> _DATA SHOWN_:
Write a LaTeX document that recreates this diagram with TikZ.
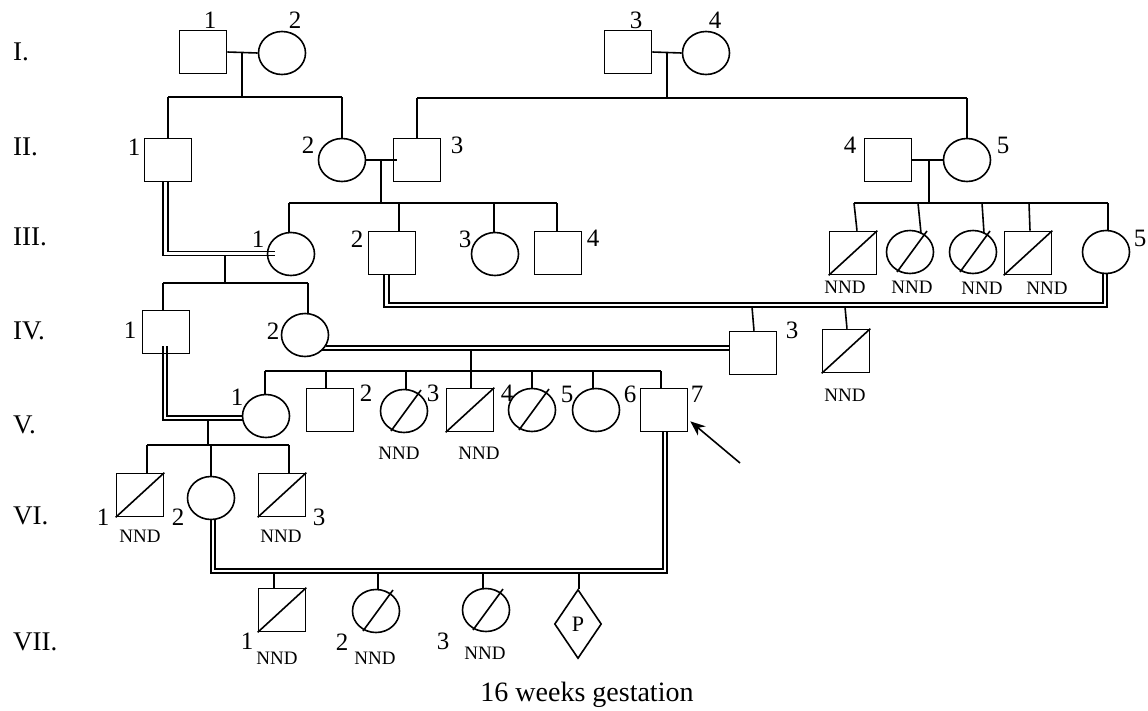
\documentclass[tikz,border=0pt]{standalone}
\usepackage{fontspec}
\setmainfont{Liberation Serif}
\usetikzlibrary{shapes.geometric,arrows.meta}
\begin{document}
\begin{tikzpicture}[x=1pt,y=-1pt,
  lin/.style={line width=1.6pt},
  dl/.style={line width=1.2pt},
  pbox/.style={draw,line width=1.6pt,rectangle,minimum width=47pt,minimum height=43pt,inner sep=0pt},
  pell/.style={draw,line width=1.6pt,ellipse,minimum width=47pt,minimum height=43pt,inner sep=0pt},
  pdia/.style={draw,line width=1.6pt,diamond,minimum width=47pt,minimum height=69pt,inner sep=0pt,font=\fontsize{22}{24}\selectfont},
  num/.style={font=\fontsize{25}{27}\selectfont,inner sep=0pt},
  nnd/.style={font=\fontsize{19}{21}\selectfont,inner sep=0pt},
  gen/.style={font=\fontsize{27}{29}\selectfont,inner sep=0pt,anchor=west},
  captext/.style={font=\fontsize{28}{30}\selectfont,inner sep=0pt},
]
\useasboundingbox (0,0) rectangle (1148,710);

% generation labels
\node[gen] (gI)   at (13,52)  {I.};
\node[gen] (gII)  at (13,147) {II.};
\node[gen] (gIII) at (13,237) {III.};
\node[gen] (gIV)  at (13,331) {IV.};
\node[gen] (gV)   at (13,425) {V.};
\node[gen] (gVI)  at (13,516) {VI.};
\node[gen] (gVII) at (13,642) {VII.};

% generation I
\node[pbox] (I1) at (203,52) {};
\node[pell] (I2) at (282,53) {};
\node[pbox] (I3) at (628,52) {};
\node[pell] (I4) at (706,53) {};
\node[num] (nI1) at (210,20) {1};
\node[num] (nI2) at (295,20) {2};
\node[num] (nI3) at (636,20) {3};
\node[num] (nI4) at (715,20) {4};

% generation II
\node[pbox] (II1) at (168,160) {};
\node[pell] (II2) at (342,160) {};
\node[pbox] (II3) at (417,160) {};
\node[pbox] (II4) at (888,160) {};
\node[pell] (II5) at (967,160) {};
\node[num] (nII1) at (134,147) {1};
\node[num] (nII2) at (308,145) {2};
\node[num] (nII3) at (457,145) {3};
\node[num] (nII4) at (850,145) {4};
\node[num] (nII5) at (1003,145) {5};

% generation III
\node[pell] (III1) at (291,254) {};
\node[pbox] (III2) at (392,253) {};
\node[pell] (III3) at (495,254) {};
\node[pbox] (III4) at (558,253) {};
\node[pbox] (R1) at (853,253) {};
\node[pell] (R2) at (910,252) {};
\node[pell] (R3) at (973,252) {};
\node[pbox] (R4) at (1028,253) {};
\node[pell] (III5) at (1106,252) {};
\node[num] (nIII1) at (258,239) {1};
\node[num] (nIII2) at (357,239) {2};
\node[num] (nIII3) at (465,239) {3};
\node[num] (nIII4) at (593,238) {4};
\node[num] (nIII5) at (1140,238) {5};
\node[nnd] (dR1) at (845,287) {NND};
\node[nnd] (dR2) at (912,287) {NND};
\node[nnd] (dR3) at (982,288) {NND};
\node[nnd] (dR4) at (1047,288) {NND};

% generation IV
\node[pbox] (IV1) at (166,332) {};
\node[pell] (IV2) at (305,335) {};
\node[pbox] (IV3) at (753,353) {};
\node[pbox] (IVN) at (846,351) {};
\node[num] (nIV1) at (130,330) {1};
\node[num] (nIV2) at (273,331) {2};
\node[num] (nIV3) at (792,330) {3};
\node[nnd] (dIVN) at (845,395) {NND};

% generation V
\node[pell] (V1) at (266,416) {};
\node[pbox] (V2) at (330,410) {};
\node[pell] (V3) at (404,411) {};
\node[pbox] (V4) at (470,410) {};
\node[pell] (V5) at (532,410) {};
\node[pell] (V6) at (596,410) {};
\node[pbox] (V7) at (664,410) {};
\node[num] (nV1) at (237,397) {1};
\node[num] (nV2) at (366,393) {2};
\node[num] (nV3) at (433,393) {3};
\node[num] (nV4) at (507,393) {4};
\node[num] (nV5) at (567,394) {5};
\node[num] (nV6) at (630,394) {6};
\node[num] (nV7) at (697,394) {7};
\node[nnd] (dV3) at (399,453) {NND};
\node[nnd] (dV4) at (479,453) {NND};

% generation VI
\node[pbox] (VI1) at (140,495) {};
\node[pell] (VI2) at (211,498) {};
\node[pbox] (VI3) at (282,495) {};
\node[num] (nVI1) at (103,517) {1};
\node[num] (nVI2) at (178,517) {2};
\node[num] (nVI3) at (319,517) {3};
\node[nnd] (dVI1) at (140,536) {NND};
\node[nnd] (dVI3) at (281,536) {NND};

% generation VII
\node[pbox] (VII1) at (282,610) {};
\node[pell] (VII2) at (376,611) {};
\node[pell] (VII3) at (486,610) {};
\node[pdia] (VIIP) at (578,624) {P};
\node[num] (nVII1) at (247,641) {1};
\node[num] (nVII2) at (342,642) {2};
\node[num] (nVII3) at (443,641) {3};
\node[nnd] (dVII1) at (277,658) {NND};
\node[nnd] (dVII2) at (375,658) {NND};
\node[nnd] (dVII3) at (485,653) {NND};
\node[captext] (gest) at (587,695) {16 weeks gestation};

% slashes (deceased)
\foreach \b in {R1,R4,IVN,V4,VI1,VI3,VII1}
  \draw[lin] (\b.south west) -- (\b.north east);
\foreach \e in {R2,R3,V3,V5,VII2,VII3}
  \draw[lin] ([shift={(-13,20)}]\e.center) -- ([shift={(17,-21)}]\e.center);

% I-1 x I-2
\draw[lin] (I1.east) -- (I2.west);
\coordinate (m12) at (242,52);
\coordinate (s12) at (242,97);
\draw[lin] (m12) -- (s12);
\draw[lin] (168,97) -- (342,97);
\draw[lin] (168,97) -- (II1.north);
\draw[lin] (342,97) -- (II2.north);

% I-3 x I-4
\draw[lin] (I3.east) -- (I4.west);
\coordinate (m34) at (667,52);
\coordinate (s34) at (667,98);
\draw[lin] (m34) -- (s34);
\draw[lin] (417,98) -- (967,98);
\draw[lin] (417,98) -- (II3.north);
\draw[lin] (967,98) -- (II5.north);

% II-2 x II-3
\draw[lin] (II2.east) -- ([xshift=4pt]II3.west);
\coordinate (m23) at (381,160);
\coordinate (s23) at (381,203);
\draw[lin] (m23) -- (s23);
\draw[lin] (289,203) -- (557,203);
\draw[lin] (289,203) -- ([xshift=-2pt]III1.north);
\draw[lin] (399,203) -- ([xshift=7pt]III2.north);
\draw[lin] (494,203) -- ([xshift=-1pt]III3.north);
\draw[lin] (557,203) -- ([xshift=-1pt]III4.north);

% II-4 x II-5
\draw[lin] (II4.east) -- (II5.west);
\coordinate (m45) at (929,160);
\coordinate (s45) at (929,203);
\draw[lin] (m45) -- (s45);
\draw[lin] (854,203) -- (1108,203);
\draw[lin] (854,203) -- ([xshift=4pt]R1.north);
\draw[lin] (918,203) -- (921,233);
\draw[lin] (982,203) -- (984,233);
\draw[lin] (1029,203) -- ([xshift=2pt]R4.north);
\draw[lin] (1108,203) -- ([xshift=2pt]III5.north);

% II-1 x III-1 (consanguineous)
\draw[dl] ([xshift=-5pt]II1.south) |- (275,255.5);
\draw[dl] (II1.south) |- (275,251.5);
\coordinate (m11) at (225,255.5);
\coordinate (s11) at (225,283);
\draw[lin] (m11) -- (s11);
\draw[lin] (163,283) -- (308,283);
\draw[lin] (163,283) -- ([xshift=-3pt]IV1.north);
\draw[lin] (308,283) -- ([xshift=3pt]IV2.north);

% III-2 x III-5 (consanguineous)
\draw[dl] ([xshift=-8pt]III2.south) |- (1107,307) -- (1107,273);
\draw[dl] ([xshift=-3pt]III2.south) |- (1103,303) -- (1103,273);
\draw[lin] (752,307) -- ([xshift=1pt]IV3.north);
\draw[lin] (845,307) -- ([xshift=1pt]IVN.north);

% IV-2 x IV-3 (consanguineous)
\draw[dl] (326,346) -- (IV3.west |- 0,346);
\draw[dl] (322,350) -- (IV3.west |- 0,350);
\coordinate (mIV) at (471,350);
\coordinate (sIV) at (471,371);
\draw[lin] (mIV) -- (sIV);
\draw[lin] (265,371) -- (661,371);
\draw[lin] (265,371) -- ([xshift=-1pt]V1.north);
\draw[lin] (326,371) -- ([xshift=-4pt]V2.north);
\draw[lin] (406,371) -- ([xshift=2pt]V3.north);
\draw[lin] (471,371) -- ([xshift=1pt]V4.north);
\draw[lin] (532,371) -- (V5.north);
\draw[lin] (593,371) -- ([xshift=-3pt]V6.north);
\draw[lin] (661,371) -- ([xshift=-3pt]V7.north);

% IV-1 x V-1 (consanguineous)
\draw[dl] (163,346) |- (243,420);
\draw[dl] (167,346) |- (243,416);
\coordinate (mV) at (208,420);
\coordinate (sV) at (208,445);
\draw[lin] (mV) -- (sV);
\draw[lin] (147,445) -- (289,445);
\draw[lin] (147,445) -- ([xshift=7pt]VI1.north);
\draw[lin] (211,445) -- (VI2.north);
\draw[lin] (289,445) -- ([xshift=7pt]VI3.north);

% VI-2 x V-7 (consanguineous)
\draw[dl] (VI2.south) |- (667,573) -- ([xshift=3pt]V7.south);
\draw[dl] ([xshift=4pt]VI2.south) |- (663,569) -- ([xshift=-1pt]V7.south);
\draw[lin] (274,573) -- ([xshift=-8pt]VII1.north);
\draw[lin] (378,573) -- ([xshift=2pt]VII2.north);
\draw[lin] (483,573) -- ([xshift=-3pt]VII3.north);
\draw[lin] (579,573) -- ([xshift=1pt]VIIP.north);

% proband arrow
\coordinate (arr) at (740,463);
\draw[lin,-{Stealth[length=15pt,width=12pt]}] (arr) -- ([shift={(2,-11)}]V7.south east);
\end{tikzpicture}
\end{document}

> _WORK TO DO_:
Pictures are excluded: retype only the lines from the beginning of the listing above through the line with "(nII5) at (1003,145)", both included.

> _TASK ANSWER_:
Write a LaTeX document that recreates this diagram with TikZ.
\documentclass[tikz,border=0pt]{standalone}
\usepackage{fontspec}
\setmainfont{Liberation Serif}
\usetikzlibrary{shapes.geometric,arrows.meta}
\begin{document}
\begin{tikzpicture}[x=1pt,y=-1pt,
  lin/.style={line width=1.6pt},
  dl/.style={line width=1.2pt},
  pbox/.style={draw,line width=1.6pt,rectangle,minimum width=47pt,minimum height=43pt,inner sep=0pt},
  pell/.style={draw,line width=1.6pt,ellipse,minimum width=47pt,minimum height=43pt,inner sep=0pt},
  pdia/.style={draw,line width=1.6pt,diamond,minimum width=47pt,minimum height=69pt,inner sep=0pt,font=\fontsize{22}{24}\selectfont},
  num/.style={font=\fontsize{25}{27}\selectfont,inner sep=0pt},
  nnd/.style={font=\fontsize{19}{21}\selectfont,inner sep=0pt},
  gen/.style={font=\fontsize{27}{29}\selectfont,inner sep=0pt,anchor=west},
  captext/.style={font=\fontsize{28}{30}\selectfont,inner sep=0pt},
]
\useasboundingbox (0,0) rectangle (1148,710);

% generation labels
\node[gen] (gI)   at (13,52)  {I.};
\node[gen] (gII)  at (13,147) {II.};
\node[gen] (gIII) at (13,237) {III.};
\node[gen] (gIV)  at (13,331) {IV.};
\node[gen] (gV)   at (13,425) {V.};
\node[gen] (gVI)  at (13,516) {VI.};
\node[gen] (gVII) at (13,642) {VII.};

% generation I
\node[pbox] (I1) at (203,52) {};
\node[pell] (I2) at (282,53) {};
\node[pbox] (I3) at (628,52) {};
\node[pell] (I4) at (706,53) {};
\node[num] (nI1) at (210,20) {1};
\node[num] (nI2) at (295,20) {2};
\node[num] (nI3) at (636,20) {3};
\node[num] (nI4) at (715,20) {4};

% generation II
\node[pbox] (II1) at (168,160) {};
\node[pell] (II2) at (342,160) {};
\node[pbox] (II3) at (417,160) {};
\node[pbox] (II4) at (888,160) {};
\node[pell] (II5) at (967,160) {};
\node[num] (nII1) at (134,147) {1};
\node[num] (nII2) at (308,145) {2};
\node[num] (nII3) at (457,145) {3};
\node[num] (nII4) at (850,145) {4};
\node[num] (nII5) at (1003,145) {5};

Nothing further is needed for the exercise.